[start]

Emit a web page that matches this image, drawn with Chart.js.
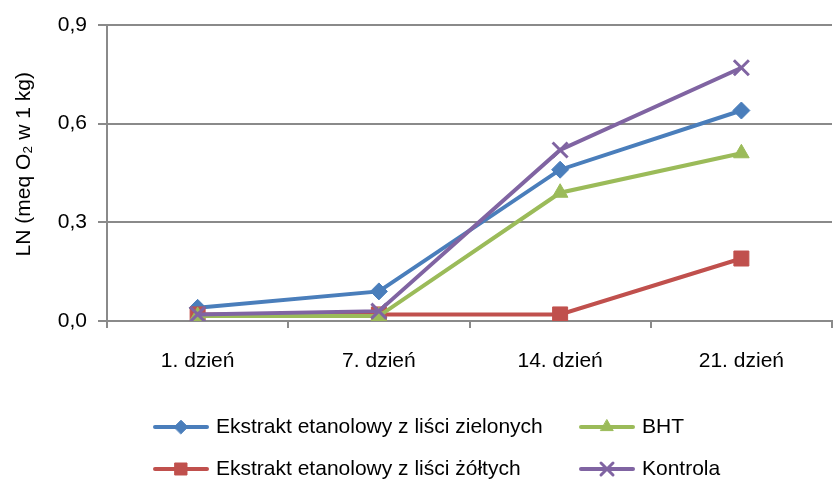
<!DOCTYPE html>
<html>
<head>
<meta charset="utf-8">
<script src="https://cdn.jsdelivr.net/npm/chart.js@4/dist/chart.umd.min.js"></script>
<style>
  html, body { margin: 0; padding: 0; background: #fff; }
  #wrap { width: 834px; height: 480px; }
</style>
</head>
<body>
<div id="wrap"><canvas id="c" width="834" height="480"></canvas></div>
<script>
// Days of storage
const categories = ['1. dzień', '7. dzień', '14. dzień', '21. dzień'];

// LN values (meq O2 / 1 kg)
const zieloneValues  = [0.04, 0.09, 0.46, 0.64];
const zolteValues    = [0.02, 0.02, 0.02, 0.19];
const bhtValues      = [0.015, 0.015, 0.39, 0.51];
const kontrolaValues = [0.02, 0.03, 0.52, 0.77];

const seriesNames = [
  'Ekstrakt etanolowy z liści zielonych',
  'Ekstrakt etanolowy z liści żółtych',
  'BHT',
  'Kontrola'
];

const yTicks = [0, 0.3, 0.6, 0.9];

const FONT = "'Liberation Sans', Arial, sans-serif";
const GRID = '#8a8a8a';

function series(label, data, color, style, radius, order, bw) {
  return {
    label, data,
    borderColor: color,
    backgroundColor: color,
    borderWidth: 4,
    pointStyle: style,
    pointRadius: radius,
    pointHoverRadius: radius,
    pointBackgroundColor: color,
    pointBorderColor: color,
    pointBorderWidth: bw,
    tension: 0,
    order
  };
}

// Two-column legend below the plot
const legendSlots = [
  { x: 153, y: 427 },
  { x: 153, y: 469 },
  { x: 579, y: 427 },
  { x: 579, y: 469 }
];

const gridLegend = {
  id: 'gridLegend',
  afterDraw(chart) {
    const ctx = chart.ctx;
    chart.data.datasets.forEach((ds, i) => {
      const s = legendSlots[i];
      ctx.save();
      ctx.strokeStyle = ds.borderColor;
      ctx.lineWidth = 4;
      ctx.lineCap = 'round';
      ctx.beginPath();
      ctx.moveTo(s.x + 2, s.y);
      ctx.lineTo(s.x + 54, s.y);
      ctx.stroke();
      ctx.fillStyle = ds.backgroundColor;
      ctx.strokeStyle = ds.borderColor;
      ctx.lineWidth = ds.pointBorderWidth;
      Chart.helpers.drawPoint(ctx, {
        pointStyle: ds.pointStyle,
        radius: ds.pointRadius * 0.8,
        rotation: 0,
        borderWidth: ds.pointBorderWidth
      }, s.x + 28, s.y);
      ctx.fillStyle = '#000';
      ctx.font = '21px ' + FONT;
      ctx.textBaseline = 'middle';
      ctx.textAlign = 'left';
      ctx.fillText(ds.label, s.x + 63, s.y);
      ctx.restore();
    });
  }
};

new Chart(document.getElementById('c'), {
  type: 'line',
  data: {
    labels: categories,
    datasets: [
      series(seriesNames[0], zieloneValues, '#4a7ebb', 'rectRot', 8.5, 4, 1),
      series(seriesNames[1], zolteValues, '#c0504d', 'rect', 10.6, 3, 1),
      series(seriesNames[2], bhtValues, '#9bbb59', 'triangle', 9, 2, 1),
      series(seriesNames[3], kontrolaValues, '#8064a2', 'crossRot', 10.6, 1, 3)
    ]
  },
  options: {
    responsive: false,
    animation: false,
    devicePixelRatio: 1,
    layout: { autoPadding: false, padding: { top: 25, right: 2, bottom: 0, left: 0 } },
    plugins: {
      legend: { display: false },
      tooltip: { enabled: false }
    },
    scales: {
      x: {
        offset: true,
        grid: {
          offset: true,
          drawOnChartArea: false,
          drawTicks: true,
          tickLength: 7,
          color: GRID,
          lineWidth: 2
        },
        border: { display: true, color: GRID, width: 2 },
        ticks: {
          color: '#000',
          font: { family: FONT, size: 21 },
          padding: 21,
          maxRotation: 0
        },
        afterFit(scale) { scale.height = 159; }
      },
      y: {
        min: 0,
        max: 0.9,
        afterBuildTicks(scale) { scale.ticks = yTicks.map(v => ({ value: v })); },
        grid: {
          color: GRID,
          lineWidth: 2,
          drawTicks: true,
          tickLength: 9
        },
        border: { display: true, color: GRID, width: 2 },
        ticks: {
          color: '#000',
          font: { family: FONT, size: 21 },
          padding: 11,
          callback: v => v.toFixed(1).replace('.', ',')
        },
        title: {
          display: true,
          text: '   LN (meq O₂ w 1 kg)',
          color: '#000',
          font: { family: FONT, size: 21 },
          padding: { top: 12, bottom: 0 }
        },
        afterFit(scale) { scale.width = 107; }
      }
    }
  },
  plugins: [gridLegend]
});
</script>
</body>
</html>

[end]

WHAT IS REQUIRED: Reproduce the full listing above verbatim, with no pictures included.

CORRECT ANSWER:
Emit a web page that matches this image, drawn with Chart.js.
<!DOCTYPE html>
<html>
<head>
<meta charset="utf-8">
<script src="https://cdn.jsdelivr.net/npm/chart.js@4/dist/chart.umd.min.js"></script>
<style>
  html, body { margin: 0; padding: 0; background: #fff; }
  #wrap { width: 834px; height: 480px; }
</style>
</head>
<body>
<div id="wrap"><canvas id="c" width="834" height="480"></canvas></div>
<script>
// Days of storage
const categories = ['1. dzień', '7. dzień', '14. dzień', '21. dzień'];

// LN values (meq O2 / 1 kg)
const zieloneValues  = [0.04, 0.09, 0.46, 0.64];
const zolteValues    = [0.02, 0.02, 0.02, 0.19];
const bhtValues      = [0.015, 0.015, 0.39, 0.51];
const kontrolaValues = [0.02, 0.03, 0.52, 0.77];

const seriesNames = [
  'Ekstrakt etanolowy z liści zielonych',
  'Ekstrakt etanolowy z liści żółtych',
  'BHT',
  'Kontrola'
];

const yTicks = [0, 0.3, 0.6, 0.9];

const FONT = "'Liberation Sans', Arial, sans-serif";
const GRID = '#8a8a8a';

function series(label, data, color, style, radius, order, bw) {
  return {
    label, data,
    borderColor: color,
    backgroundColor: color,
    borderWidth: 4,
    pointStyle: style,
    pointRadius: radius,
    pointHoverRadius: radius,
    pointBackgroundColor: color,
    pointBorderColor: color,
    pointBorderWidth: bw,
    tension: 0,
    order
  };
}

// Two-column legend below the plot
const legendSlots = [
  { x: 153, y: 427 },
  { x: 153, y: 469 },
  { x: 579, y: 427 },
  { x: 579, y: 469 }
];

const gridLegend = {
  id: 'gridLegend',
  afterDraw(chart) {
    const ctx = chart.ctx;
    chart.data.datasets.forEach((ds, i) => {
      const s = legendSlots[i];
      ctx.save();
      ctx.strokeStyle = ds.borderColor;
      ctx.lineWidth = 4;
      ctx.lineCap = 'round';
      ctx.beginPath();
      ctx.moveTo(s.x + 2, s.y);
      ctx.lineTo(s.x + 54, s.y);
      ctx.stroke();
      ctx.fillStyle = ds.backgroundColor;
      ctx.strokeStyle = ds.borderColor;
      ctx.lineWidth = ds.pointBorderWidth;
      Chart.helpers.drawPoint(ctx, {
        pointStyle: ds.pointStyle,
        radius: ds.pointRadius * 0.8,
        rotation: 0,
        borderWidth: ds.pointBorderWidth
      }, s.x + 28, s.y);
      ctx.fillStyle = '#000';
      ctx.font = '21px ' + FONT;
      ctx.textBaseline = 'middle';
      ctx.textAlign = 'left';
      ctx.fillText(ds.label, s.x + 63, s.y);
      ctx.restore();
    });
  }
};

new Chart(document.getElementById('c'), {
  type: 'line',
  data: {
    labels: categories,
    datasets: [
      series(seriesNames[0], zieloneValues, '#4a7ebb', 'rectRot', 8.5, 4, 1),
      series(seriesNames[1], zolteValues, '#c0504d', 'rect', 10.6, 3, 1),
      series(seriesNames[2], bhtValues, '#9bbb59', 'triangle', 9, 2, 1),
      series(seriesNames[3], kontrolaValues, '#8064a2', 'crossRot', 10.6, 1, 3)
    ]
  },
  options: {
    responsive: false,
    animation: false,
    devicePixelRatio: 1,
    layout: { autoPadding: false, padding: { top: 25, right: 2, bottom: 0, left: 0 } },
    plugins: {
      legend: { display: false },
      tooltip: { enabled: false }
    },
    scales: {
      x: {
        offset: true,
        grid: {
          offset: true,
          drawOnChartArea: false,
          drawTicks: true,
          tickLength: 7,
          color: GRID,
          lineWidth: 2
        },
        border: { display: true, color: GRID, width: 2 },
        ticks: {
          color: '#000',
          font: { family: FONT, size: 21 },
          padding: 21,
          maxRotation: 0
        },
        afterFit(scale) { scale.height = 159; }
      },
      y: {
        min: 0,
        max: 0.9,
        afterBuildTicks(scale) { scale.ticks = yTicks.map(v => ({ value: v })); },
        grid: {
          color: GRID,
          lineWidth: 2,
          drawTicks: true,
          tickLength: 9
        },
        border: { display: true, color: GRID, width: 2 },
        ticks: {
          color: '#000',
          font: { family: FONT, size: 21 },
          padding: 11,
          callback: v => v.toFixed(1).replace('.', ',')
        },
        title: {
          display: true,
          text: '   LN (meq O₂ w 1 kg)',
          color: '#000',
          font: { family: FONT, size: 21 },
          padding: { top: 12, bottom: 0 }
        },
        afterFit(scale) { scale.width = 107; }
      }
    }
  },
  plugins: [gridLegend]
});
</script>
</body>
</html>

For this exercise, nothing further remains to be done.